Unveiled as part of the final stretch toward Opvs Noir Vol. 3, due on April 10, 2026 via Napalm Records, the track unites the Hamburg-based shapeshifters with German medieval metal standard-bearers Saltatio Mortis, featuring vocalist Alea. It’s a meeting that feels written into both bands’ histories—not forced, not fashionable, but rooted in shared ground.

I’m a Diamond” is deceptively bright. Beneath its catchy surface lies a quiet act of defiance: a reminder of self-worth in a world that constantly negotiates identity down to something more palatable. This is Lord of the Lost returning, once again, to a core belief they have never truly abandoned: don’t reshape yourself to fit the system. Even as Opvs Noir Vol. 3 promises to be the most unorthodox chapter of the trilogy, its moral compass remains steady.

Chris Harms frames the collaboration as something personal rather than performative. The bond between the two bands—and between Harms and Alea—has been there for years, waiting for the right moment. That intimacy translates directly into the song’s emotional weight. Alea, in turn, strips the message to its essence: value doesn’t come from reflection, validation, or external approval. It exists already, uncut and unpolished. A diamond before it’s ever seen.

Musically, the single mirrors the wider arc of Opvs Noir Vol. 3. Heavy guitars and dark electronics intertwine with cinematic orchestration, not as spectacle, but as atmosphere: guiding rather than overwhelming. This final chapter doesn’t chase familiarity; it walks willingly into darker corridors, confident enough to let listeners follow.
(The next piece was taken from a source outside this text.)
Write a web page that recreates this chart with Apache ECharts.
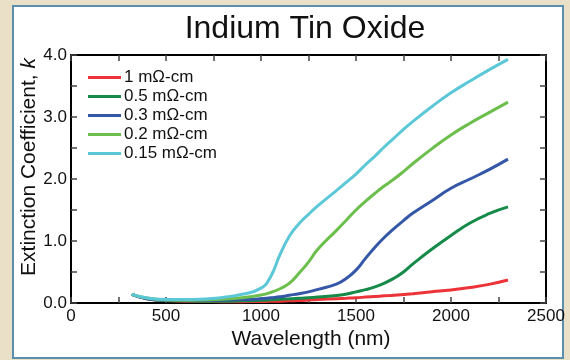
<!DOCTYPE html>
<html>
<head>
<meta charset="utf-8">
<script src="https://cdn.jsdelivr.net/npm/echarts@6/dist/echarts.min.js"></script>
<style>
  html, body { margin: 0; padding: 0; }
  #wrap { position: relative; width: 570px; height: 360px; background: #eadfc7; }
  #panel {
    position: absolute; left: 12px; top: 5px; width: 552px; height: 354px;
    box-sizing: border-box; border: 2px solid #5a8fae; background: #ffffff;
  }
  #chart { position: absolute; left: 0; top: 0; width: 570px; height: 360px; }
</style>
</head>
<body>
<div id="wrap">
  <div id="panel"></div>
  <div id="chart"></div>
</div>
<script>
// wavelength grid (nm) shared by all curves
const wavelength = [320, 400, 500, 600, 700, 800, 900, 1000, 1050, 1100, 1150, 1200, 1250, 1300, 1400, 1450, 1500, 1550, 1600, 1650, 1700, 1750, 1800, 1900, 2000, 2100, 2200, 2300];

// extinction coefficient k
const k_1 = [0.14, 0.07, 0.04, 0.03, 0.025, 0.02, 0.02, 0.025, 0.027, 0.03, 0.035, 0.04, 0.047, 0.055, 0.07, 0.077, 0.085, 0.095, 0.105, 0.115, 0.125, 0.137, 0.15, 0.18, 0.21, 0.25, 0.3, 0.37];
const k_05 = [0.14, 0.07, 0.04, 0.035, 0.03, 0.03, 0.035, 0.045, 0.052, 0.06, 0.067, 0.075, 0.085, 0.095, 0.12, 0.145, 0.18, 0.215, 0.26, 0.32, 0.4, 0.5, 0.63, 0.87, 1.09, 1.29, 1.44, 1.55];
const k_03 = [0.14, 0.07, 0.045, 0.04, 0.04, 0.045, 0.055, 0.07, 0.085, 0.1, 0.125, 0.15, 0.18, 0.22, 0.31, 0.4, 0.53, 0.72, 0.9, 1.06, 1.2, 1.33, 1.45, 1.65, 1.85, 2.0, 2.15, 2.32];
const k_02 = [0.14, 0.08, 0.05, 0.045, 0.05, 0.06, 0.085, 0.13, 0.17, 0.23, 0.32, 0.48, 0.66, 0.87, 1.18, 1.34, 1.5, 1.64, 1.77, 1.89, 2.0, 2.12, 2.25, 2.49, 2.71, 2.9, 3.07, 3.24];
const k_015 = [0.14, 0.08, 0.055, 0.055, 0.065, 0.09, 0.14, 0.24, 0.42, 0.78, 1.08, 1.28, 1.43, 1.57, 1.82, 1.95, 2.08, 2.23, 2.37, 2.52, 2.66, 2.8, 2.93, 3.17, 3.39, 3.58, 3.76, 3.93];

const names = ["1 mΩ-cm", "0.5 mΩ-cm", "0.3 mΩ-cm", "0.2 mΩ-cm", "0.15 mΩ-cm"];
const colors = ["#ec3338", "#168a48", "#3557a8", "#6cbf4c", "#5cc8d7"];
const values = [k_1, k_05, k_03, k_02, k_015];

const font = "Liberation Sans, Arial, sans-serif";

const chart = echarts.init(document.getElementById("chart"));

const tickStyle = { show: true, inside: true, length: 6, lineStyle: { color: "#444", width: 1.5 } };
const minorStyle = { show: true, splitNumber: 2, length: 6, lineStyle: { color: "#444", width: 1.5 } };
const lineStyle = { show: true, onZero: false, lineStyle: { color: "#000", width: 2 } };

const option = {
  animation: false,
  title: {
    text: "Indium Tin Oxide",
    left: 300,
    textAlign: "center",
    top: 8,
    textStyle: { fontFamily: font, fontSize: 32, fontWeight: "normal", color: "#111" },
  },
  legend: {
    orient: "vertical",
    left: 88,
    top: 68,
    itemWidth: 33,
    itemHeight: 3,
    itemGap: 0,
    icon: "rect",
    padding: 0,
    data: names,
    textStyle: { fontFamily: font, fontSize: 17, color: "#111", lineHeight: 19, padding: [0, 0, 0, -2] },
  },
  grid: { left: 71, right: 24, top: 55, bottom: 57 },
  xAxis: [
    {
      type: "value",
      min: 0,
      max: 2500,
      interval: 500,
      name: "Wavelength (nm)",
      nameLocation: "middle",
      nameGap: 26,
      nameMoveOverlap: false,
      nameTextStyle: { fontFamily: font, fontSize: 21, color: "#111", padding: [0, 0, 0, 5] },
      axisLine: lineStyle,
      axisTick: tickStyle,
      minorTick: minorStyle,
      splitLine: { show: false },
      axisLabel: { fontFamily: font, fontSize: 17, color: "#111", margin: 5, formatter: (v) => String(v) },
    },
    {
      type: "value",
      position: "top",
      min: 0,
      max: 2500,
      interval: 500,
      axisLine: lineStyle,
      axisTick: tickStyle,
      minorTick: minorStyle,
      splitLine: { show: false },
      axisLabel: { show: false },
    },
  ],
  yAxis: [
    {
      type: "value",
      min: 0,
      max: 4,
      interval: 1,
      name: "{a|Extinction Coefficient, }{b|k}",
      nameLocation: "middle",
      nameGap: 31,
      nameMoveOverlap: false,
      nameTextStyle: {
        padding: [0, 0, 0, 24],
        rich: {
          a: { fontFamily: font, fontSize: 21, color: "#111" },
          b: { fontFamily: font, fontSize: 21, color: "#111", fontStyle: "italic" },
        },
      },
      axisLine: lineStyle,
      axisTick: tickStyle,
      minorTick: minorStyle,
      splitLine: { show: false },
      axisLabel: {
        fontFamily: font, fontSize: 17, color: "#111", margin: 4,
        formatter: (v) => v.toFixed(1),
      },
    },
    {
      type: "value",
      position: "right",
      min: 0,
      max: 4,
      interval: 1,
      axisLine: lineStyle,
      axisTick: tickStyle,
      minorTick: minorStyle,
      splitLine: { show: false },
      axisLabel: { show: false },
    },
  ],
  series: names.map((n, i) => ({
    name: n,
    type: "line",
    data: wavelength.map((w, j) => [w, values[i][j]]),
    smooth: 0.5,
    showSymbol: false,
    color: colors[i],
    lineStyle: { width: 3, color: colors[i] },
    z: 2 + i,
  })),
};

chart.setOption(option);
</script>
</body>
</html>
As Lord of the Lost continue their North American tour alongside The Birthday Massacre and Wednesday 13, with Australia and a run of European headline shows ahead, “I’m a Diamond” lands at a telling moment. Not a victory lap, not a farewell—more a pause. A reflection held up to the listener before the trilogy closes.

The journey of Opvs Noir ends here, but it does so without softening its edges. Instead, it offers a steady hand through the dark—and a reminder that there is value in standing exactly as you are.